Prof Dr Oliver Janz is the project leader on a ‘Humanities in the European Research Area’ (HERA) Joint Research Programme Grant, which is a collaboration between Freie Universität Berlin, Trinity College Dublin, the University of York and the University of Swansea. 

“Making War, Mapping Europe” is an international collaborative research project, analysing militarized cultural encounters. It examines one of the most significant forms of mass cross-cultural contacts in Europe and its borderlands from the Revolutionary Wars to the First World War.
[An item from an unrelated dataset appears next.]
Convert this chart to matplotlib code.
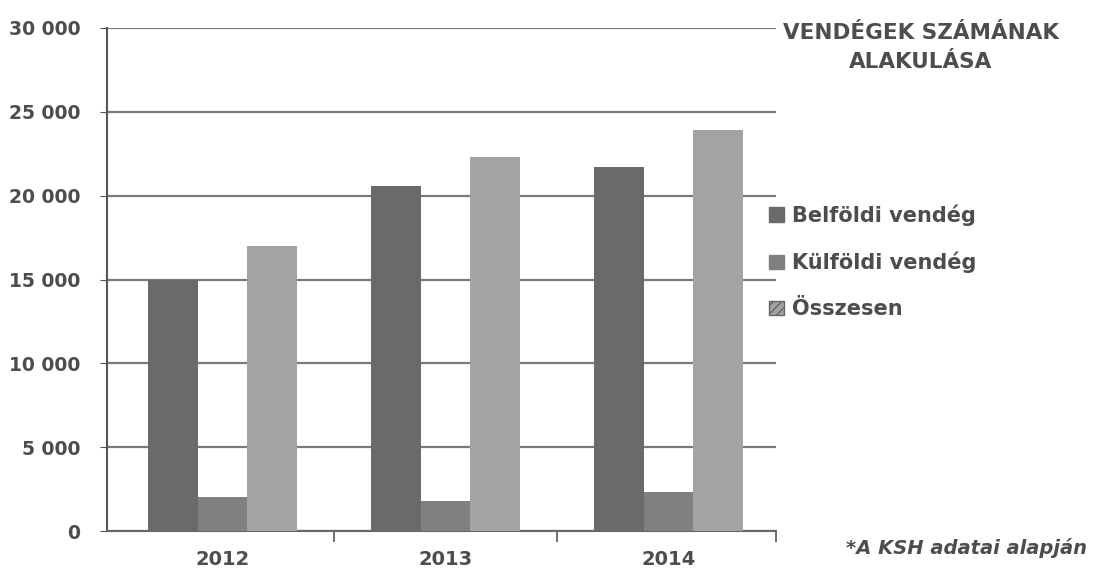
import numpy as np
import matplotlib.pyplot as plt
from matplotlib.patches import Patch

years = ["2012", "2013", "2014"]
belfoldi = [15000, 20600, 21700]
kulfoldi = [2000, 1800, 2300]
osszesen = [17000, 22300, 23900]
series_names = ["Belföldi vendég", "Külföldi vendég", "Összesen"]
colors = ["#6a6a6a", "#808080", "#a3a3a3"]
y_ticks = [0, 5000, 10000, 15000, 20000, 25000, 30000]

txt = "#4d4d4d"

fig = plt.figure(figsize=(11, 5.71), dpi=100)
ax = fig.add_axes([0.097, 0.070, 0.608, 0.881])

x = np.arange(len(years))
w = 0.222
for i, (vals, c) in enumerate(zip([belfoldi, kulfoldi, osszesen], colors)):
    ax.bar(x + (i - 1) * w, vals, width=w, color=c, zorder=3)

ax.set_xlim(-0.52, 2.48)
ax.set_ylim(0, 30000)
ax.set_yticks(y_ticks)
ax.set_yticklabels([f"{v:,}".replace(",", " ") for v in y_ticks],
                   fontsize=13.5, fontweight="bold", color=txt)
ax.yaxis.grid(True, color="#7a7a7a", linewidth=1.6, zorder=0)
ax.set_xticks(x)
ax.set_xticklabels(years, fontsize=14, fontweight="bold", color=txt)
ax.tick_params(axis="x", length=0, pad=14)
ax.tick_params(axis="y", length=5, color="#555555", pad=14)
ax.set_xticks([0.5, 1.5, 2.48], minor=True)
ax.tick_params(axis="x", which="minor", length=8, color="#555555", width=1.2)

for s in ["top", "right"]:
    ax.spines[s].set_visible(False)
ax.spines["left"].set_color("#555555")
ax.spines["left"].set_linewidth(1.5)
ax.spines["bottom"].set_color("#666666")
ax.spines["bottom"].set_linewidth(1.5)

fig.text(0.837, 0.96, "VENDÉGEK SZÁMÁNAK\nALAKULÁSA", ha="center", va="top",
         fontsize=15.5, fontweight="bold", color=txt, linespacing=1.6)

handles = [Patch(facecolor=c, edgecolor=c) for c in colors]
handles[2] = Patch(facecolor=colors[2], edgecolor="#666666", hatch="////")
fig.legend(handles, series_names, loc="upper left", bbox_to_anchor=(0.682, 0.675),
           frameon=False, prop={"size": 15, "weight": "bold"}, labelcolor=txt,
           handlelength=0.7, handleheight=0.7, handletextpad=0.4, labelspacing=1.25)

fig.text(0.988, 0.022, "*A KSH adatai alapján", ha="right", va="bottom",
         fontsize=14, fontweight="bold", fontstyle="italic", color=txt)

fig.savefig("out.png", dpi=100)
The project explores the experiences of German, British and French soldiers stationed on the European periphery and in the Middle East as well as researching the persistent impact these encounters had on the society of their respective home country. 

The main question is: to what extent did military cultural encounters help to shape collective perceptions of ‘the self’, ‘the other’, of Europe and of its borders in the period between 1792 and 1920? 

The research project will utilize a comparative and synthesizing approach as well as interdisciplinary methodology. This will allow for the comparison of conditions, forms and impact of cross cultural contact on three different levels: synchronically by comparison of different armies and nationalities in a given time span; spatially by comparison of different cultural spaces and zones of contact; and, finally, diachronically by comparison of different periods within the ‘long 19th century’, from the Revolutionary Wars to the First World War. The consortium of the collaborative research project is comprised of sub-projects organized by four principal investigators from Germany (Freie Universität Berlin), Ireland (Trinity College Dublin) and the United Kingdom (Universities of York and Swansea).